Virtual Issue: Unfixing Gender Studies
In advance of the forthcoming special issue “Proximities: Reading with Judith Butler” (scheduled to publish in Spring 2022), we invite you to reflect on a set of essays published in Representations that resonates with some of Butler’s earliest and most well-known critical interventions in discourses around gender. Even before the 1990 publication of Gender Trouble: Feminism and the Subversion of Identity, Butler was already introducing the argument that gender is performative, constituted socially by the repetition of acts.1 The essays selected for this virtual issue are only a sampling of those in Representations whose discussions of gender unfold in conversation with Butler. Read in stereoscopy with Butler’s seminal work on gender, they anticipate and echo the same impulse: that we cannot take gender categories for granted.
Since the earliest issues of Representations, gender has been taken up again and again in the the journal's pages as a category of historical analysis—a category that is necessarily unstable and unfixed. Analyses of figures from the rake to the tomboy to the vampire have revealed the social contingencies and frequent collapse of gender difference. Modern understandings of gender have been traced to origins in translations of Juvenal into English and Pauline texts; those understandings have been questioned in the contexts of civil codes and debates about affirmative action. And the authors of these articles have exposed the tenuous foundations of medical discourse by turning to representations of demonic possession, accounts of spiritualism, and anatomical illustrations.

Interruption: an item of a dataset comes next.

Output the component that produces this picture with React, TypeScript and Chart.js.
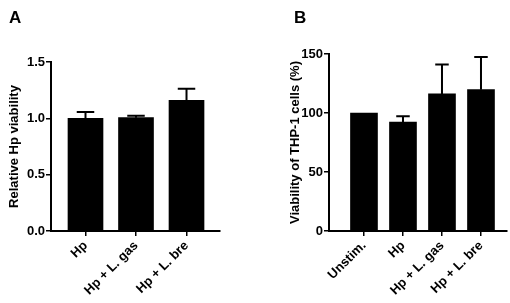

Two articles come from an early special issue, “ Misogyny, Misandry, and Misanthropy” (1987), whose interrogations of gender inequality and violence could have provided an entire table of contents for this virtual issue. What these articles often tell us is that categories of gender turn out to be about everything else.
The articles of this special issue, available free of charge for a limited time, give examples of the historicism frequently associated with Representations. But they also give a sense of the enduring relevance of questions around gender discourses, including those of our contemporary moment.
Table of Contents
Christopher Craft. “Kiss Me with Those Red Lips”: Gender and Inversion in Bram Stoker’s Dracula, no. 8 (1984)

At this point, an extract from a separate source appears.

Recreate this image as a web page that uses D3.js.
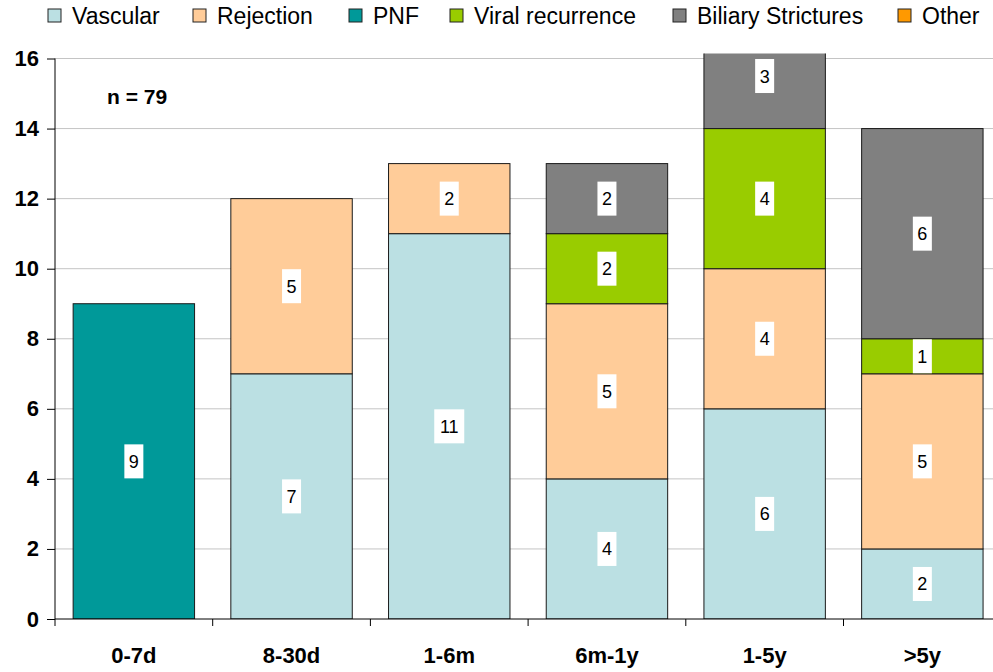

Londa Schiebinger. Skeletons in the Closet: The First Illustrations of the Female Skeleton in Eighteenth-Century Anatomy, no. 14 (1986)
R. Howard Bloch. Medieval Misogyny, no. 20 (1987)
Carol J. Clover. Her Body, Himself: Gender in the Slasher Film, no. 20 (1987)
Judith R. Walkowitz. Science and the Seance: Transgressions of Gender and Genre in Late Victorian London, no. 22 (1988)
Daniel Boyarin. Paul and the Genealogy of Gender, no. 41 (1993)
Barbara T. Christian. Camouflaging Race and Gender, no. 55 (1996)
Dror Wahrman. Gender in Translation: How the English Wrote Their Juvenal, 1644–1815, no. 65 (1999)
Yota Batsaki. Clarissa; or, Rake Versus Usurer, no. 93 (2006)
Allison Miller. Am I Normal? American Vernacular Psychology and the Tomboy Body, 1900–1940, no. 122 (2013)
Anne E. Linton. Hermaphrodite Outlaws: Ambiguous Sex and the Civil Code in Nineteenth-Century France, no. 138 (2017)
Boyd Brogan. His Belly, Her Seed: Gender and Medicine in Early Modern Demonic Possession, no. 147 (2019)
__________________________________________
1 See Judith Butler, “Performative Acts and Gender Constitution: An Essay in Phenomenology and Feminist Theory” Theatre Journal 40, no. 4 (December 1988): 519–31.